# [Task requirements]
Would you write out the listing verbatim and skip every picture in it?

# [Given material]
• • • • • • •

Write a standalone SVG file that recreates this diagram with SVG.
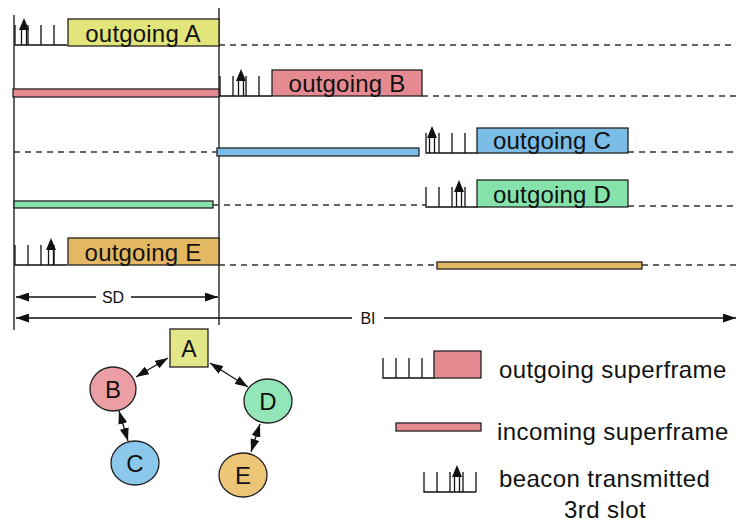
<svg xmlns="http://www.w3.org/2000/svg" width="736" height="525" viewBox="0 0 736 525">
<style>
text{font-family:"Liberation Sans",Arial,sans-serif;fill:#111}
.box{stroke:#222;stroke-width:1.3}
.lbl{font-size:24px;text-anchor:middle;letter-spacing:0.2px}
.leg{font-size:24px;letter-spacing:0.4px}
.dash{stroke:#333;stroke-width:1.3;stroke-dasharray:6 5;fill:none}
.ln{stroke:#111;stroke-width:1.3;fill:none}
.node{font-size:24px;text-anchor:middle}
.hd{fill:#111}
.yel{fill:#e1e57a}.pnk{fill:#e68a92}.blu{fill:#7bbde6}.grn{fill:#84e2aa}.org{fill:#e4b863}
</style>
<defs>
<marker id="ah" viewBox="0 0 13 9" refX="13" refY="4.5" markerWidth="13" markerHeight="9" markerUnits="userSpaceOnUse" orient="auto-start-reverse"><path d="M0,0L13,4.5L0,9z" fill="#111"/></marker>
<marker id="ahL" viewBox="0 0 13 9" refX="13" refY="4.5" markerWidth="13" markerHeight="9" markerUnits="userSpaceOnUse" orient="auto-start-reverse"><path d="M0,0L13,4.5L0,9z" fill="#111"/></marker>
<path id="slots" d="M0,-20V0H52M13,-20V0M26,-20V0M39,-20V0" class="ln"/>
<g id="beacon"><path d="M-2.5,0V-16M2.5,0V-16" class="ln"/><path d="M0,-27L5,-15H-5z" class="hd"/></g>
</defs>

<g id="frame">
<line x1="14" y1="15" x2="14" y2="330" class="ln"/>
<line x1="219" y1="8" x2="219" y2="325" class="ln"/>
</g>

<g id="connectors">
<line x1="219" y1="45" x2="736" y2="45" class="dash"/>
<line x1="422" y1="96" x2="736" y2="96" class="dash"/>
<line x1="14" y1="152" x2="217" y2="152" class="dash"/>
<line x1="628" y1="152" x2="736" y2="152" class="dash"/>
<line x1="213" y1="205" x2="426" y2="205" class="dash"/>
<line x1="628" y1="206" x2="736" y2="206" class="dash"/>
<line x1="219" y1="265" x2="437" y2="265" class="dash"/>
<line x1="642" y1="265" x2="736" y2="265" class="dash"/>
<line x1="16" y1="297" x2="96" y2="297" class="ln" marker-start="url(#ahL)"/>
<line x1="131" y1="297" x2="218" y2="297" class="ln" marker-end="url(#ahL)"/>
<line x1="16" y1="318" x2="352" y2="318" class="ln" marker-start="url(#ahL)"/>
<line x1="384" y1="318" x2="736" y2="318" class="ln" marker-end="url(#ahL)"/>
<line x1="168" y1="358" x2="136" y2="377" class="ln" marker-start="url(#ah)" marker-end="url(#ah)"/>
<line x1="210" y1="363" x2="248" y2="387" class="ln" marker-start="url(#ah)" marker-end="url(#ah)"/>
<line x1="119" y1="411" x2="128" y2="441" class="ln" marker-start="url(#ah)" marker-end="url(#ah)"/>
<line x1="260" y1="424" x2="251" y2="452" class="ln" marker-start="url(#ah)" marker-end="url(#ah)"/>
</g>

<text x="113" y="303" style="font-size:16px;text-anchor:middle">SD</text>
<text x="368" y="324" style="font-size:16px;text-anchor:middle">BI</text>

<g id="rowA">
<use href="#slots" x="15" y="45"/>
<use href="#beacon" x="24" y="45"/>
<rect x="68" y="19" width="151" height="27" class="box yel"/>
<text x="143" y="42" class="lbl">outgoing A</text>
</g>
<g id="rowB">
<rect x="13" y="89" width="206" height="8" class="box pnk"/>
<use href="#slots" x="220" y="96"/>
<use href="#beacon" x="241" y="96"/>
<rect x="272" y="70" width="150" height="26" class="box pnk"/>
<text x="347" y="92" class="lbl">outgoing B</text>
</g>
<g id="rowC">
<rect x="217" y="148" width="202" height="8" class="box blu"/>
<use href="#slots" x="426" y="153"/>
<use href="#beacon" x="432" y="153"/>
<rect x="477" y="128" width="151" height="25" class="box blu"/>
<text x="552" y="149" class="lbl">outgoing C</text>
</g>
<g id="rowD">
<rect x="14" y="201" width="199" height="7" class="box grn"/>
<use href="#slots" x="426" y="207"/>
<use href="#beacon" x="459" y="207"/>
<rect x="477" y="180" width="151" height="27" class="box grn"/>
<text x="552" y="203" class="lbl">outgoing D</text>
</g>
<g id="rowE">
<use href="#slots" x="15" y="265"/>
<use href="#beacon" x="51" y="265"/>
<rect x="68" y="238" width="151" height="27" class="box org"/>
<text x="143" y="261" class="lbl">outgoing E</text>
<rect x="437" y="262" width="205" height="7" class="box org"/>
</g>

<g id="nodeA"><rect x="170" y="329" width="38" height="38" class="box" fill="#e3e78a"/><text x="189" y="357" class="node" style="font-size:23px">A</text></g>
<g id="nodeB"><ellipse cx="113" cy="389" rx="23" ry="22" class="box" fill="#eb9fa4"/><text x="113" y="398" class="node">B</text></g>
<g id="nodeC"><ellipse cx="135" cy="463" rx="24" ry="22" class="box" fill="#8cc8ec"/><text x="135" y="472" class="node">C</text></g>
<g id="nodeD"><ellipse cx="268" cy="401" rx="24" ry="22" class="box" fill="#93e6b7"/><text x="268" y="410" class="node">D</text></g>
<g id="nodeE"><ellipse cx="243" cy="475" rx="24" ry="22" class="box" fill="#ecc577"/><text x="243" y="484" class="node">E</text></g>

<g id="legend">
<use href="#slots" x="383" y="378"/>
<rect x="434" y="351" width="47" height="27" class="box pnk"/>
<text x="499" y="378" class="leg">outgoing superframe</text>
<rect x="396" y="423" width="85" height="8" class="box pnk"/>
<text x="497" y="440" class="leg">incoming superframe</text>
<use href="#slots" x="424" y="492"/>
<line x1="476" y1="492" x2="476" y2="472" class="ln"/>
<use href="#beacon" x="457" y="492"/>
<text x="499" y="487" class="leg">beacon transmitted</text>
<text x="605" y="518" class="leg" style="text-anchor:middle">3rd slot</text>
</g>
</svg>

• • • • • • •

# [Answer]
Write a standalone SVG file that recreates this diagram with SVG.
<svg xmlns="http://www.w3.org/2000/svg" width="736" height="525" viewBox="0 0 736 525">
<style>
text{font-family:"Liberation Sans",Arial,sans-serif;fill:#111}
.box{stroke:#222;stroke-width:1.3}
.lbl{font-size:24px;text-anchor:middle;letter-spacing:0.2px}
.leg{font-size:24px;letter-spacing:0.4px}
.dash{stroke:#333;stroke-width:1.3;stroke-dasharray:6 5;fill:none}
.ln{stroke:#111;stroke-width:1.3;fill:none}
.node{font-size:24px;text-anchor:middle}
.hd{fill:#111}
.yel{fill:#e1e57a}.pnk{fill:#e68a92}.blu{fill:#7bbde6}.grn{fill:#84e2aa}.org{fill:#e4b863}
</style>
<defs>
<marker id="ah" viewBox="0 0 13 9" refX="13" refY="4.5" markerWidth="13" markerHeight="9" markerUnits="userSpaceOnUse" orient="auto-start-reverse"><path d="M0,0L13,4.5L0,9z" fill="#111"/></marker>
<marker id="ahL" viewBox="0 0 13 9" refX="13" refY="4.5" markerWidth="13" markerHeight="9" markerUnits="userSpaceOnUse" orient="auto-start-reverse"><path d="M0,0L13,4.5L0,9z" fill="#111"/></marker>
<path id="slots" d="M0,-20V0H52M13,-20V0M26,-20V0M39,-20V0" class="ln"/>
<g id="beacon"><path d="M-2.5,0V-16M2.5,0V-16" class="ln"/><path d="M0,-27L5,-15H-5z" class="hd"/></g>
</defs>

<g id="frame">
<line x1="14" y1="15" x2="14" y2="330" class="ln"/>
<line x1="219" y1="8" x2="219" y2="325" class="ln"/>
</g>

<g id="connectors">
<line x1="219" y1="45" x2="736" y2="45" class="dash"/>
<line x1="422" y1="96" x2="736" y2="96" class="dash"/>
<line x1="14" y1="152" x2="217" y2="152" class="dash"/>
<line x1="628" y1="152" x2="736" y2="152" class="dash"/>
<line x1="213" y1="205" x2="426" y2="205" class="dash"/>
<line x1="628" y1="206" x2="736" y2="206" class="dash"/>
<line x1="219" y1="265" x2="437" y2="265" class="dash"/>
<line x1="642" y1="265" x2="736" y2="265" class="dash"/>
<line x1="16" y1="297" x2="96" y2="297" class="ln" marker-start="url(#ahL)"/>
<line x1="131" y1="297" x2="218" y2="297" class="ln" marker-end="url(#ahL)"/>
<line x1="16" y1="318" x2="352" y2="318" class="ln" marker-start="url(#ahL)"/>
<line x1="384" y1="318" x2="736" y2="318" class="ln" marker-end="url(#ahL)"/>
<line x1="168" y1="358" x2="136" y2="377" class="ln" marker-start="url(#ah)" marker-end="url(#ah)"/>
<line x1="210" y1="363" x2="248" y2="387" class="ln" marker-start="url(#ah)" marker-end="url(#ah)"/>
<line x1="119" y1="411" x2="128" y2="441" class="ln" marker-start="url(#ah)" marker-end="url(#ah)"/>
<line x1="260" y1="424" x2="251" y2="452" class="ln" marker-start="url(#ah)" marker-end="url(#ah)"/>
</g>

<text x="113" y="303" style="font-size:16px;text-anchor:middle">SD</text>
<text x="368" y="324" style="font-size:16px;text-anchor:middle">BI</text>

<g id="rowA">
<use href="#slots" x="15" y="45"/>
<use href="#beacon" x="24" y="45"/>
<rect x="68" y="19" width="151" height="27" class="box yel"/>
<text x="143" y="42" class="lbl">outgoing A</text>
</g>
<g id="rowB">
<rect x="13" y="89" width="206" height="8" class="box pnk"/>
<use href="#slots" x="220" y="96"/>
<use href="#beacon" x="241" y="96"/>
<rect x="272" y="70" width="150" height="26" class="box pnk"/>
<text x="347" y="92" class="lbl">outgoing B</text>
</g>
<g id="rowC">
<rect x="217" y="148" width="202" height="8" class="box blu"/>
<use href="#slots" x="426" y="153"/>
<use href="#beacon" x="432" y="153"/>
<rect x="477" y="128" width="151" height="25" class="box blu"/>
<text x="552" y="149" class="lbl">outgoing C</text>
</g>
<g id="rowD">
<rect x="14" y="201" width="199" height="7" class="box grn"/>
<use href="#slots" x="426" y="207"/>
<use href="#beacon" x="459" y="207"/>
<rect x="477" y="180" width="151" height="27" class="box grn"/>
<text x="552" y="203" class="lbl">outgoing D</text>
</g>
<g id="rowE">
<use href="#slots" x="15" y="265"/>
<use href="#beacon" x="51" y="265"/>
<rect x="68" y="238" width="151" height="27" class="box org"/>
<text x="143" y="261" class="lbl">outgoing E</text>
<rect x="437" y="262" width="205" height="7" class="box org"/>
</g>

<g id="nodeA"><rect x="170" y="329" width="38" height="38" class="box" fill="#e3e78a"/><text x="189" y="357" class="node" style="font-size:23px">A</text></g>
<g id="nodeB"><ellipse cx="113" cy="389" rx="23" ry="22" class="box" fill="#eb9fa4"/><text x="113" y="398" class="node">B</text></g>
<g id="nodeC"><ellipse cx="135" cy="463" rx="24" ry="22" class="box" fill="#8cc8ec"/><text x="135" y="472" class="node">C</text></g>
<g id="nodeD"><ellipse cx="268" cy="401" rx="24" ry="22" class="box" fill="#93e6b7"/><text x="268" y="410" class="node">D</text></g>
<g id="nodeE"><ellipse cx="243" cy="475" rx="24" ry="22" class="box" fill="#ecc577"/><text x="243" y="484" class="node">E</text></g>

<g id="legend">
<use href="#slots" x="383" y="378"/>
<rect x="434" y="351" width="47" height="27" class="box pnk"/>
<text x="499" y="378" class="leg">outgoing superframe</text>
<rect x="396" y="423" width="85" height="8" class="box pnk"/>
<text x="497" y="440" class="leg">incoming superframe</text>
<use href="#slots" x="424" y="492"/>
<line x1="476" y1="492" x2="476" y2="472" class="ln"/>
<use href="#beacon" x="457" y="492"/>
<text x="499" y="487" class="leg">beacon transmitted</text>
<text x="605" y="518" class="leg" style="text-anchor:middle">3rd slot</text>
</g>
</svg>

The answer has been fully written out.